One company that I've come across has come up with a pretty good basis for a definition of digital in their marketing literature. Cognizant describes digital as "SMAC" — i.e., social mobile, analytics, and cloud.
However, to get a little way away from marketing spiel, and to add some extra bits, let's take SMAC as a root and extend it. To those four we'll add consumerisation of IT, and a specific mention of big data. Together, those six things should form a decent basis for describing what digital is when it comes to the commercial realities of how to introduce it into the business.
When we think about social, the key is to consider why social is happening, rather than think of it as just a set of tools. For example, Facebook, Twitter, and so on are tools, but why people use them is much more important. The same was true with the internet when we first started using that — that was a tool, but what it did to the lives of normal people in terms of access to information, increased freedom, etc., was much more important.
A digital business uses social to interact with customers, both proactively and responsively. Without that meaningful interaction, social is pointless. Likewise, social must have specific SMART goals and objectives. That's particularly something to watch as it's common to find businesses undertaking social strategies without backing efforts up with proper measurement.
Another aspect that gets missed is user experience. When the company runs campaigns on social media, it needs to be joined up with good consideration of the customer journey and their experience. That means it typically is a multidisciplinary effort with specialised UX support, rather than just being something that happens in isolation within the marketing team.
Mobile is a similar shape to social in that it's the why as to why people use mobile devices as opposed to anything structural about the devices themselves.
I've written about post-PC frequently on these pages, but the easiest way to understand the appeal of mobile is that people tend to like how it is non-intrusive and non-interruptive. It allows people to get on with their real lives, and easily blend in aspects of their digital lives without hassle. It's much easier to pick up a mobile device when you're out and about and shoot off a quick email to someone than to remember you need to do it when you get home, then get home, then log on, then do it, and so on.

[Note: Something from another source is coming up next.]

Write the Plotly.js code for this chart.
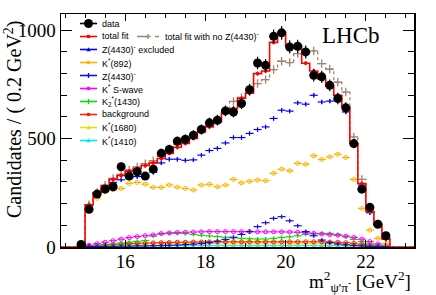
<!DOCTYPE html>
<html>
<head>
<meta charset="utf-8">
<script src="https://cdn.plot.ly/plotly-3.0.1.min.js"></script>
<style>html,body{margin:0;padding:0;background:#fff;}#chart{width:436px;height:295px;}</style>
</head>
<body>
<div id="chart"></div>
<script>
// ---- data ----
const dataCenters = [14.9,15.1,15.3,15.5,15.7,15.9,16.1,16.3,16.5,16.7,16.9,17.1,17.3,17.5,17.7,17.9,18.1,18.3,18.5,18.7,18.9,19.1,19.3,19.5,19.7,19.9,20.1,20.3,20.5,20.7,20.9,21.1,21.3,21.5,21.7,21.9,22.1,22.3,22.5];
const dataValues  = [12,174,244,267,278,370,327,347,327,359,432,450,488,497,516,542,573,585,628,623,662,726,849,838,972,988,923,926,900,792,785,746,685,642,477,267,183,105,52];

const fitCenters = [15.1,15.3,15.5,15.7,15.9,16.1,16.3,16.5,16.7,16.9,17.1,17.3,17.5,17.7,17.9,18.1,18.3,18.5,18.7,18.9,19.1,19.3,19.5,19.7,19.9,20.1,20.3,20.5,20.7,20.9,21.1,21.3,21.5,21.7,21.9,22.1,22.3,22.5];
const totalFit   = [195,250,282,312,330,350,362,376,388,408,432,460,478,501,531,554,577,616,639,686,710,800,812,944,990,929,929,848,812,775,742,700,646,478,293,165,101,37];
const fitNoZ     = [195,252,285,316,335,356,369,384,398,420,445,475,492,515,545,570,592,630,672,690,725,754,772,818,857,851,892,896,905,846,820,760,715,508,312,175,108,40];
const zExcluded  = [190,245,275,298,310,318,325,332,345,388,405,405,400,402,424,445,455,480,505,505,524,542,554,593,631,627,665,659,700,669,673,677,623,470,286,158,98,35];
const kst892     = [170,225,255,265,270,293,298,290,275,275,286,276,270,263,286,289,278,286,312,296,303,309,306,340,359,352,386,382,421,404,416,428,413,312,178,78,40,15];
const z4430      = [2,2,3,3,4,4,5,5,6,7,8,9,11,13,16,20,27,35,45,58,71,94,112,132,140,121,98,71,52,32,20,14,10,7,5,3,2,1];
const kstSwave   = [8,15,22,29,36,43,48,52,56,62,65,67,68,69,70,71,71,71,71,71,71,70,70,70,70,69,68,66,63,60,57,54,50,44,36,25,14,5];
const k2st1430   = [3,6,10,14,18,22,26,30,50,60,63,63,62,58,54,51,48,45,42,40,38,37,37,40,44,47,52,58,62,63,63,58,47,35,25,15,8,3];
const background = [5,8,10,12,14,16,17,18,19,20,21,22,22,23,23,24,24,24,24,24,24,24,24,24,24,24,24,24,24,24,23,22,20,17,13,9,6,3];
const kst1680    = [3,5,7,9,10,12,13,14,15,16,17,17,18,18,18,18,18,18,18,18,18,18,18,18,18,17,17,17,16,16,15,14,12,10,8,6,4,2];
const kst1410    = [1,2,3,3,4,4,5,5,5,6,6,6,6,7,7,7,7,7,7,7,7,7,7,7,7,7,7,7,7,6,6,6,5,5,4,3,2,1];

const xTicks = [16,18,20,22];
const yTicks = [0,500,1000];
const legendLabels = ['data','total fit','Z(4430)<sup>-</sup> excluded','K<sup>*</sup>(892)','Z(4430)<sup>-</sup>','K<sup>*</sup> S-wave','K<sub>2</sub><sup>*</sup>(1430)','background','K<sup>*</sup>(1680)','K<sup>*</sup>(1410)'];
const noZLabel = 'total fit with no Z(4430)<sup>-</sup>';

// ---- styling ----
const xRange = [14.4, 23.2], yRange = [0, 1075];
const halfBin = 0.1;
const C = {data:'#000000', fit:'#ff0000', noZ:'#a08270', zex:'#0000ff', k892:'#ffb400', z:'#1010e0',
           sw:'#ff00ff', k2:'#00dd00', bg:'#ff2000', k1680:'#e8e000', k1410:'#00e8ff'};

function stepPath(centers, vals){
  const xs=[xRange[0]], ys=[0];
  xs.push(centers[0]-halfBin); ys.push(0);
  centers.forEach((c,i)=>{ xs.push(c-halfBin, c+halfBin); ys.push(vals[i], vals[i]); });
  xs.push(centers[centers.length-1]+halfBin, xRange[1]); ys.push(0,0);
  return {xs, ys};
}

function comp(vals, color, symbol, yerr){
  return {x: fitCenters, y: vals, type:'scatter', mode:'markers', hoverinfo:'skip',
    marker:{symbol: symbol, size: symbol==='circle-open'?4:3, color: color, line:{color:color, width:1}},
    error_x:{type:'constant', value:halfBin, width:0, thickness:1.2, color:color},
    error_y:{type:'constant', value:yerr, width:0, thickness:1.2, color:color, visible: yerr>0}};
}

const traces = [];
traces.push(comp(kst1410, C.k1410, 'triangle-up', 0));
traces.push(comp(kst1680, C.k1680, 'circle-open', 0));
traces.push(comp(background, C.bg, 'circle-open', 0));
traces.push(comp(k2st1430, C.k2, 'line-ns', 5));
traces.push(comp(kstSwave, C.sw, 'circle-open', 0));
traces.push(comp(z4430, C.z, 'line-ns', 8));
traces.push(comp(kst892, C.k892, 'circle-open', 0));
traces.push(comp(zExcluded, C.zex, 'line-ns', 10));

const pNoZ = stepPath(fitCenters, fitNoZ);
traces.push({x:pNoZ.xs, y:pNoZ.ys, type:'scatter', mode:'lines', hoverinfo:'skip',
  line:{color:C.noZ, width:1.3, dash:'dot'}});
traces.push({x:fitCenters, y:fitNoZ, type:'scatter', mode:'markers', hoverinfo:'skip',
  marker:{symbol:'cross-thin', size:6, color:C.noZ, line:{color:C.noZ, width:1.3}}});

const pFit = stepPath(fitCenters, totalFit);
traces.push({x:pFit.xs, y:pFit.ys, type:'scatter', mode:'lines', hoverinfo:'skip',
  line:{color:C.fit, width:1.6}});
traces.push({x:fitCenters, y:totalFit, type:'scatter', mode:'markers', hoverinfo:'skip',
  marker:{symbol:'square', size:3, color:C.fit},
  error_y:{type:'constant', value:10, width:0, thickness:1.2, color:C.fit}});

traces.push({x:dataCenters, y:dataValues, type:'scatter', mode:'markers', hoverinfo:'skip',
  marker:{symbol:'circle', size:9, color:C.data},
  error_y:{type:'data', array:dataValues.map(v=>Math.sqrt(v)), width:0, thickness:1.2, color:C.data}});

// ---- legend (drawn as annotations + shapes in paper space) ----
const L=61, T=14, W=353, H=233;
const px = v => (v-L)/W, py = v => (T+H-v)/H;
const legColors = [C.data, C.fit, C.zex, C.k892, C.z, C.sw, C.k2, C.bg, C.k1680, C.k1410];
const legMarker = ['dot','sq','tri','sq','plus','sq','plus','sq','tri','tri'];
const shapes = [], annotations = [];
const lx0=80, lx1=97, lmx=88.5, ltx=100, ly0=23.5, ldy=13;
legendLabels.forEach((lab,i)=>{
  const y = ly0 + i*ldy, col = legColors[i];
  shapes.push({type:'line', xref:'paper', yref:'paper', x0:px(lx0), x1:px(lx1), y0:py(y), y1:py(y), line:{color:col, width:1.6}});
  const m = legMarker[i];
  if(m==='dot') shapes.push({type:'circle', xref:'paper', yref:'paper', x0:px(lmx-4.5), x1:px(lmx+4.5), y0:py(y+4.5), y1:py(y-4.5), fillcolor:col, line:{width:0}});
  else if(m==='sq') shapes.push({type:'rect', xref:'paper', yref:'paper', x0:px(lmx-1.6), x1:px(lmx+1.6), y0:py(y+1.6), y1:py(y-1.6), fillcolor:col, line:{width:0}});
  else if(m==='tri') shapes.push({type:'path', xref:'paper', yref:'paper', path:`M ${px(lmx-2.2)} ${py(y+1.8)} L ${px(lmx+2.2)} ${py(y+1.8)} L ${px(lmx)} ${py(y-2.2)} Z`, fillcolor:col, line:{width:0}});
  else shapes.push({type:'line', xref:'paper', yref:'paper', x0:px(lmx), x1:px(lmx), y0:py(y-2.5), y1:py(y+2.5), line:{color:col, width:1.4}});
  annotations.push({xref:'paper', yref:'paper', x:px(ltx), y:py(y), xanchor:'left', yanchor:'middle', showarrow:false,
    text:lab, font:{family:'Liberation Sans, Arial, sans-serif', size:9, color:'#000'}});
});
// second column entry
const ny = ly0 + ldy;
shapes.push({type:'line', xref:'paper', yref:'paper', x0:px(137), x1:px(159), y0:py(ny), y1:py(ny), line:{color:C.noZ, width:1.3, dash:'dash'}});
shapes.push({type:'line', xref:'paper', yref:'paper', x0:px(148), x1:px(148), y0:py(ny-2.5), y1:py(ny+2.5), line:{color:C.noZ, width:1.3}});
shapes.push({type:'line', xref:'paper', yref:'paper', x0:px(145.5), x1:px(150.5), y0:py(ny), y1:py(ny), line:{color:C.noZ, width:1.6}});
annotations.push({xref:'paper', yref:'paper', x:px(163), y:py(ny), xanchor:'left', yanchor:'middle', showarrow:false,
  text:noZLabel, font:{family:'Liberation Sans, Arial, sans-serif', size:9, color:'#000'}});

// LHCb label and axis titles
const serif = 'Liberation Serif, Times New Roman, serif';
annotations.push({xref:'paper', yref:'paper', x:px(351), y:py(35), xanchor:'center', yanchor:'middle', showarrow:false,
  text:'LHCb', font:{family:serif, size:23, color:'#000'}});
annotations.push({xref:'paper', yref:'paper', x:px(13), y:py(119), xanchor:'center', yanchor:'middle', showarrow:false, textangle:-90,
  text:'Candidates / ( 0.2 GeV<sup>2</sup>)', font:{family:serif, size:20, color:'#000'}});
annotations.push({xref:'paper', yref:'paper', x:px(413), y:py(281), xanchor:'right', yanchor:'middle', showarrow:false,
  text:"m<sup>2</sup><sub>ψ'π<sup>-</sup></sub> [GeV<sup>2</sup>]", font:{family:serif, size:19, color:'#000'}});

const layout = {
  width:436, height:295, margin:{l:L, r:436-L-W, t:T, b:295-T-H},
  paper_bgcolor:'#fff', plot_bgcolor:'#fff', showlegend:false,
  font:{family:serif, size:19, color:'#000'},
  xaxis:{range:xRange, tickvals:xTicks, ticks:'inside', ticklen:7, tickwidth:1.2, tickcolor:'#000',
    mirror:'allticks', showline:true, linecolor:'#000', linewidth:1.5, showgrid:false, zeroline:false,
    ticklabelstandoff:-3,
    minor:{dtick:0.5, tick0:0, ticks:'inside', ticklen:4, tickwidth:1, tickcolor:'#000'},
    tickfont:{family:serif, size:19}},
  yaxis:{range:yRange, tickvals:yTicks, ticks:'inside', ticklen:11, tickwidth:1.2, tickcolor:'#000',
    mirror:'allticks', showline:true, linecolor:'#000', linewidth:1.5, showgrid:false, zeroline:false,
    minor:{dtick:100, tick0:0, ticks:'inside', ticklen:6, tickwidth:1, tickcolor:'#000'},
    tickfont:{family:serif, size:19}},
  shapes: shapes, annotations: annotations
};

Plotly.newPlot('chart', traces, layout, {staticPlot:true, displayModeBar:false});
</script>
</body>
</html>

A good way to look at this is what social and mobile tend to converge into a pattern of "non-voice customer service" -- i.e., how an individual can use aspects of their digital life to interact with a business digitally, rather than have that interaction impinge on their real lives.
Big data isn't one of those buzzwords that I like because most people get the general principle wrong.
The idea behind big data is that you can derive understanding about behaviour through statistical analysis of clumps of data. You can then take that understanding and implement some form of control to either get more of what you want, or get less of what you don't want.
The big problem with big data is that statistical analysis tends to be very dumb. Determining behaviour is one thing, determining motive behind behaviour is quite another. You may know that most women buy from your commerce site on a Friday evening for example, but to really take advantage of that fact you need to know why that happens.
Again, this comes back to question that is about "why." It's not enough to just know "that something happens."
This one, and the next one on cloud, is primarily about a change in how companies buy technology.
As tech companies look to ensnare normal consumers, the products they produce get better (as customers are more fickle than businesses), and cheaper (the market is bigger, so economies of scale apply). Businesses can take advantage of both of these facts, and as a result, IT no longer needs to be specialised.
A good example here is BlackBerry. Previously getting work email onto a phone was relatively painful and involved specialised hardware and software, and specific airtime contracts. It no longer does with BYOD and CYOD (choose your own device) removing that specialisation.
Another dimension to consider here is that as consumers — who are also employees — get more exposure to apps, and their attendant services, they get better at innovation. Although companies generally are either wary of or downright hate employees using Dropbox to get data into and out of the business, the act of doing that is innovative.
As a result, throughout you can now find throughout the organisation employees that have latent talent in terms of IT innovation. It's no longer the case that all innovation has to come from IT as a top-down effort. IT can take advantage of innovation from the bottom-up.
Finally, we come to cloud. As mentioned, this is really about how companies buy. There are all sorts of reasons to like outsourcing IT functions to the cloud, whether it's just outsourcing compute power into a load of servers that you run as if they were your own, or buying functionality on an SaaS basis.
Is cloud necessary for digital? To an extent, it likely does not. However, as a fashion/trend, it's clearly important, and a lot of the tools and services involved in digital are unlocked as part of a cloud-based approach, hence it's likely important.
The important thing here is that "digital" means something specific, and reasonably clear. It's not an opaque buzzword.
Like post-PC, it's a sociological change, rather than a technical one. You can see that by the fact that this is generally all about the "why" this is happening — why are customers using social, why are they using mobile, why big data is showing the trends that it is, why are companies able to buy and use consumer products, and why is running systems in the cloud easier.
To understand digital, you have to understand the "why."